FacialFeatureSmoothingTemporal – a coefficient employed in facial feature smoothing. Affects temporal smoothing of facial features (that is, how the smoothed coordinates relate to their coordinates on the previous frame). The default value is 250.

Tuning for Optimal Performance

The higher the frame rate of FSDK_FeedFrame (i.e., fast processing of frames) usually positively affect the recognition rate for live video, because more facial appearances of a person can be captured per unit of time.

Experiment with face detection parameters, especially withInternalResizeWidth: higher values allow for faces to be detected at greater distance, but require additional time (and lower the frame rate). If you find a high number of false detections (i.e. when faces are detected where they are not present), try increasing the FaceDetectionThreshold parameter.

Setting DetectGender, DetectAge or DetectExpression to true will lower the frame rate. If you need only to detect gender, age or facial expressions, you may consider setting the RecognizeFaces parameter to false, in order to increase the frame rate.

Using the API

The API allows for creating several trackers within the program, each having a separate memory for the recognized subjects and their names.

The tracker is represented with the HTracker data type.

C++ Declaration:

typedef unsigned int HTracker;

Locking identifiers

There are cases when you need to work with (or tag) an identifier across several frames. For example, you may have the user interface running in a different thread than FSDK_FeedFrame. Then, there is a chance that when a user selects an untagged identifier and starts to enter a name for it, the identifier may become purged by FSDK_FeedFrame running in parallel (see the Tracker Memory section). To prevent this, you need to use the FSDK_LockID functions as soon as the user selected an identifier. The function will prevent the untagged identifier from being purged completely.

Multiple camera support

Tracker API is designed to support multiple cameras, though in the current release only a single camera is supported. You should pass 0 as the CameraIdx parameter to every function that accepts it. You should not alternate frames from multiple cameras while sending them to FSDK_FeedFrame, since it will disrupt the tracking process, and yield a lower recognition rate and a higher false acceptance rate. It is also not recommended to switch from one camera to another while sending the frames using FSDK_FeedFrame. It is acceptable, however, to switch cameras before the memory of the tracker is loaded with FSDK_LoadTrackerMemoryFromFile or FSDK_LoadTrackerMemoryFromBuffer.

Storing original facial images

As the internal format of facial appearances may change in future versions of FaceSDK, Tracker API has the KeepFaceImages parameter, which controls whether the original facial images are stored in the Tracker memory. If the format changes, you will be able to convert your Tracker memory to the new format automatically (if you’ve stored the original facial images). In such a case, you won’t need to reenroll your subjects. It is recommended that you keep this parameter set to true, its default setting.
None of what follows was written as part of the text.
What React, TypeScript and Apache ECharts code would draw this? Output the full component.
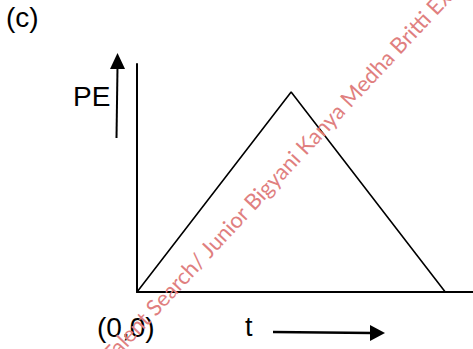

When the KeepFaceImages parameter is set to true, Tracker API stores an original facial image along with every facial appearance in the Tracker memory. The size of a facial appearance is about 1.5 Kbytes when KeepFaceImages is set to false, and about 11 Kbytes when KeepFaceImages is set to true. Note that if you’ve had this parameter set to false and accumulated some facial appearances, their original facial images will be lost, even if you set KeepFaceImages to true after that.

If you don’t want the original facial images to be stored in the Tracker memory, set this parameter to false.

Usage Scenario

The following scenario is employed when using Tracker API.

1. Create a tracker (FSDK_CreateTracker) or load it from a file (FSDK_LoadTrackerMemoryFromFile) or from a memory buffer (FSDK_LoadTrackerMemoryFromBuffer).

2. Set tracker parameters (FSDK_SetTrackerParameter, FSDK_SetTrackerMultipleParameters), such as face detection parameters, recognition precision, or the option to recognize gender/age/facial expression or to detect facial features.

3. Open a video camera (FSDK_OpenVideoCamera, FSDK_OpenIPVideoCamera), or prepare to receive video frames from another source.

4. In a loop:

1) Receive a frame from a camera (FSDK_GrabFrame) or another source.

2) Send the image to the FSDK_FeedFrame function.

3) Display the image on a screen.

4) For each ID returned by FSDK_FeedFrame:

i. Retrieve its facial coordinates (FSDK_GetTrackerFacePosition), eye center coordinates (FSDK_GetTrackerEyes), facial feature coordinates (FSDK_GetTrackerFacialFeatures), gender, age or facial expression (FSDK_GetTrackerFacialAttribute).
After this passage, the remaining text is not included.